Palliative Care; Tom Arondo Ojwang’s Final Journey (My grandfather)

Categories: Care, Community Engagement, Featured, and Must Read.

My Maternal Grandfather is by far my favorite person I ever known.

Born in 1935 and named after an old prominent man in Luo Kambija clan, the tradition then was that when a prominent elder passed on, children born around that time got that name and this was the case with my grandfather.

During those early days when he was born, child mortality rate was very high but he was among the luckiest children to have survived. His parents brought him up well. He was able to attend school and advanced in his career, however in his early teens he started smoking and indulging in alcohol. He did this for quite sometimes until he married and then fell off the wagon. He believed in having a big family and married close to eight wives. My grandpa used to joke that monogamists are cowards! He established different homesteads for all the wives to reduce jealousy and would summon them from time to time for family meetings to create peace.

I remember when I used to visit my grandmother (who was his 2nd wife), my grandpa would come over for the weekend, he would plonk himself in his favorite seat with newspaper in his hands and smoke like chimney then he would summon us together and tell us smoking is dangerous for us while pointing out his wooden club at us and then say he was the only one allowed to smoke.

Memories of him carrying us around, buying goodies for us and dancing with us around are still fresh in mind.

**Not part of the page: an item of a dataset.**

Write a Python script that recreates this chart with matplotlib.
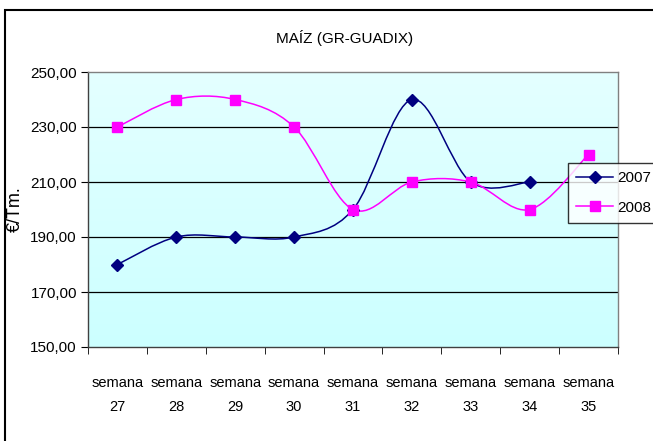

He was a hardworking person, a loving grandfather, a strict disciplinarian, always dressed in smart suites and ties .Walking energetically flapping around his walking stick.

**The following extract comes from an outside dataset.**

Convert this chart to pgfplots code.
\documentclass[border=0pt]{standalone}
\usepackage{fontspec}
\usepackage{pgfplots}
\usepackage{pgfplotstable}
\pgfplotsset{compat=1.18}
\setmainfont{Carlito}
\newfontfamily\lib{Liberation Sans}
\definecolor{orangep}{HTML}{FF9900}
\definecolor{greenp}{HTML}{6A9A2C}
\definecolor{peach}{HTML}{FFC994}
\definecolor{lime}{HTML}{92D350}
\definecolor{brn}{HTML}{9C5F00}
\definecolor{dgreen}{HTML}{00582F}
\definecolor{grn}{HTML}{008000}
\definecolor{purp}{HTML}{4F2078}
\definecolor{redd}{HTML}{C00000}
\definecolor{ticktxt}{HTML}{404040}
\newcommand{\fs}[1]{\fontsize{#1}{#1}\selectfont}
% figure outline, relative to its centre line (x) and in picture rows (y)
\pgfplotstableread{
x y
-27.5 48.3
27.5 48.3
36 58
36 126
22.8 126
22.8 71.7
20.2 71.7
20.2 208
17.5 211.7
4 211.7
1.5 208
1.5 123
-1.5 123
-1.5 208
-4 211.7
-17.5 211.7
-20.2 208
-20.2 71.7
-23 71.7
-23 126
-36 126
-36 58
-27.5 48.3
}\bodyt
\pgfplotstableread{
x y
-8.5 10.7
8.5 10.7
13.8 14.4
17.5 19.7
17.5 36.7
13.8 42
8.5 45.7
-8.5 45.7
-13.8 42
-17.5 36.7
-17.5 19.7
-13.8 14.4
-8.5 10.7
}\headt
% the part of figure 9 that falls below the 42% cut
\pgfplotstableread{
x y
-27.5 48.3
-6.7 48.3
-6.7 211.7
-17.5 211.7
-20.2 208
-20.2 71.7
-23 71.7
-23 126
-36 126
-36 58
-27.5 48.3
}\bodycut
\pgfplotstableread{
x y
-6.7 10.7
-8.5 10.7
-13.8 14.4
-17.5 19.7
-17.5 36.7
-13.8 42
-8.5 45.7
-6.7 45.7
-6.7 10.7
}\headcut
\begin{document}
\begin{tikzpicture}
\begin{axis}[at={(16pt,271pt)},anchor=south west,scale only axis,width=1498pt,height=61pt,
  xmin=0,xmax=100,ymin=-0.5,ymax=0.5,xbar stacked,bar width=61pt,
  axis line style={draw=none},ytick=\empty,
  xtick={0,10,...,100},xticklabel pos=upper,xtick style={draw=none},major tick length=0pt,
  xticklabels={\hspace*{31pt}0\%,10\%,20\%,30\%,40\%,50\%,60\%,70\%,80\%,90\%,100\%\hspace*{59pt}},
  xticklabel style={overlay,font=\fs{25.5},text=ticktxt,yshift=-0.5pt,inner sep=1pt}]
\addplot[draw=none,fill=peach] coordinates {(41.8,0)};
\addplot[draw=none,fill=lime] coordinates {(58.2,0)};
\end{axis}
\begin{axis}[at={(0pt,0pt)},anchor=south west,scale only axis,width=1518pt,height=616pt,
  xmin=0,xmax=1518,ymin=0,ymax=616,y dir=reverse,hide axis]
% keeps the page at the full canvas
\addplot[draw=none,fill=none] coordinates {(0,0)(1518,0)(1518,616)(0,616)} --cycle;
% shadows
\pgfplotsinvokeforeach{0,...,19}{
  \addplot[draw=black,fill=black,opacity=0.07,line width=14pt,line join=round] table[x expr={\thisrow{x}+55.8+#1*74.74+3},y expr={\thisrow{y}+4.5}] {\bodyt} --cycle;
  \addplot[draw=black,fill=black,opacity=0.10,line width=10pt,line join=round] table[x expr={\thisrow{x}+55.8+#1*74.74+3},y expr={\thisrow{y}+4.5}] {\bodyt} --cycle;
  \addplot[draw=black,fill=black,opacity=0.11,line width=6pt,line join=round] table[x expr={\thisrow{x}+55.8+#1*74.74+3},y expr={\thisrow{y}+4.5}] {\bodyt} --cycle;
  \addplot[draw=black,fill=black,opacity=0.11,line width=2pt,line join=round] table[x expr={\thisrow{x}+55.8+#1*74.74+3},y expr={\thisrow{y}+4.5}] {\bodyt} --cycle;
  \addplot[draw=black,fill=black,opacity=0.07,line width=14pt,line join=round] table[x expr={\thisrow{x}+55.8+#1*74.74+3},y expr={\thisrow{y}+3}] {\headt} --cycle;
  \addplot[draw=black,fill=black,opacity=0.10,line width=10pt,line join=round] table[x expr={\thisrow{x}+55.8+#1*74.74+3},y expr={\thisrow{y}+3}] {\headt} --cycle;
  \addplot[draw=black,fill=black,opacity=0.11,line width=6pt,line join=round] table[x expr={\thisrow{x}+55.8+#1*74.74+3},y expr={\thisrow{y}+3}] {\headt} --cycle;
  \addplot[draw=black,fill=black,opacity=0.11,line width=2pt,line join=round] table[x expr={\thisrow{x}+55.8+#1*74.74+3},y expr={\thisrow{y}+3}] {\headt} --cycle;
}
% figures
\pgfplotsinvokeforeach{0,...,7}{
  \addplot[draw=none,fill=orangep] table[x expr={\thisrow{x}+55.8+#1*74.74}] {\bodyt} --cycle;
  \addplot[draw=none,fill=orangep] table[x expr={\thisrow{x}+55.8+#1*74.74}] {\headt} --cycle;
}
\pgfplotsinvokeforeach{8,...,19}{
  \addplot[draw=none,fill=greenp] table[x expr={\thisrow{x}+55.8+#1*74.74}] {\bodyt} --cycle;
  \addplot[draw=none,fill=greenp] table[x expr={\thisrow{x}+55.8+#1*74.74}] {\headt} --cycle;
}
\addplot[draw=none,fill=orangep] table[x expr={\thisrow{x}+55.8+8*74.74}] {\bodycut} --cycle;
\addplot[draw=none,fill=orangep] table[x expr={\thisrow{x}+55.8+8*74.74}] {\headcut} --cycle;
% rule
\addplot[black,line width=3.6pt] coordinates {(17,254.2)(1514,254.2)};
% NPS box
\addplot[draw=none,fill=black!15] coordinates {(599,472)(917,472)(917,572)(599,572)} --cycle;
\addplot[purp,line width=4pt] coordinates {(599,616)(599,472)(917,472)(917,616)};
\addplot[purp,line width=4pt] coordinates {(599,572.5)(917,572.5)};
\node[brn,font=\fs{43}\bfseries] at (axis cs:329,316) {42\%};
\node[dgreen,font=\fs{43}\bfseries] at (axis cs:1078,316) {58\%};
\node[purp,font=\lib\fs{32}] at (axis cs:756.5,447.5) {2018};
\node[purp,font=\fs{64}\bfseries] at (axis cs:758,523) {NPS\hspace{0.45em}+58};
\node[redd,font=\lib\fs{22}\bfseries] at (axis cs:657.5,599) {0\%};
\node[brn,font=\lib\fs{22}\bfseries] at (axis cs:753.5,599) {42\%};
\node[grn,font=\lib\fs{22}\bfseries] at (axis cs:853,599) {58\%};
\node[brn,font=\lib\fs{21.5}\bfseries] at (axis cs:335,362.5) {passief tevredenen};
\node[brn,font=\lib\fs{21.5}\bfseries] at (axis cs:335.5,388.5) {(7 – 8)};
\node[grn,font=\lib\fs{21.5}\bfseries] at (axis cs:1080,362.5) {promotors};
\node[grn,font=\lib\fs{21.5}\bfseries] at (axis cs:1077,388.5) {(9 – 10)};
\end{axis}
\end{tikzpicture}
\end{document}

His Journey through palliative care

Earlier this year 2018, he started falling sick and was always in and out of the hospital. He visited close to three hospitals in Nyanza province for check up and treatment and was found to have lung cancer. When a CT scan and MRI were done, it was discovered that the lung cancer had advanced and had spread to the liver. The metastasis was large and obstructed his bile duct.

One morning in September 2018, my mum called me and she sounded very low and worried concerning my grandpa’s condition. She thought he was going to die that day since he was in a lot of pain and suffering. At this time I had just started interning at Kenya Hospices and Palliative Care Association (KEHPCA) and I shared his story with my supervisor, Dr. Kinyanjui who then advised that with the prognosis and the pain, it was in order for my grandpa to seek palliative care guidance.

My family at this time did not know much about palliative care and so convincing them to bring my grandpa to a hospice was difficult. With the help of KEHPCA I contacted a palliative care team in Kisii who went and paid a visit to my grandpa through the help of my mum at the hospital where my grandpa had been admitted.

One week passed by and his condition worsened every day, then my elder cousin organized for him to come to Kenyatta where he would undergo a binary surgery. At this point, we thought that what he needed was more than just palliative care but hospice care because the probability of him getting cured was very slim and he was a bit long in the tooth to carry out with his normal life. He needed consistent help and care.

With the help of KEHPCA I managed to contact Our Lady Thigio Hospice in Limuru where my grandfather was taken to afterwards. He stayed for thirty one days at the hospice and we would take him weekly for doctor’s appointment. He had seen some of the good doctors around but they all said that the chances of him surviving were very low.

As a family we had to deal with it, with the counseling we got from the hospice and regularly as his grandchildren, we took care of him and showed him so much love, always being there for him. He loved us (his family) and believed that if he was not to get cure, then he was going to go to a better place. The palliative care he received prepared him spiritually, intellectually and emotionally and we as his care givers  also felt a sense of reassurance.

Unfortunately, one morning of 29th October, 2018 10:00 a.m. his organs just slept, gone, gone never to be heard or seen again. I remember my mum crying uncontrollably when she had just gone to see him but could not talk to him. Deep down inside our hearts we knew that grandpa was resting with angels since while at the hospice he even accepted Christ as his lord and savior. It’s a day I will never forget for the rest of my life, we finally took his lifeless body to Chiromo University Morgue and finally laid him to rest at his Sare, Kamagambo home in Rongo County, on the 16th November, 2018. May His soul rest in peace!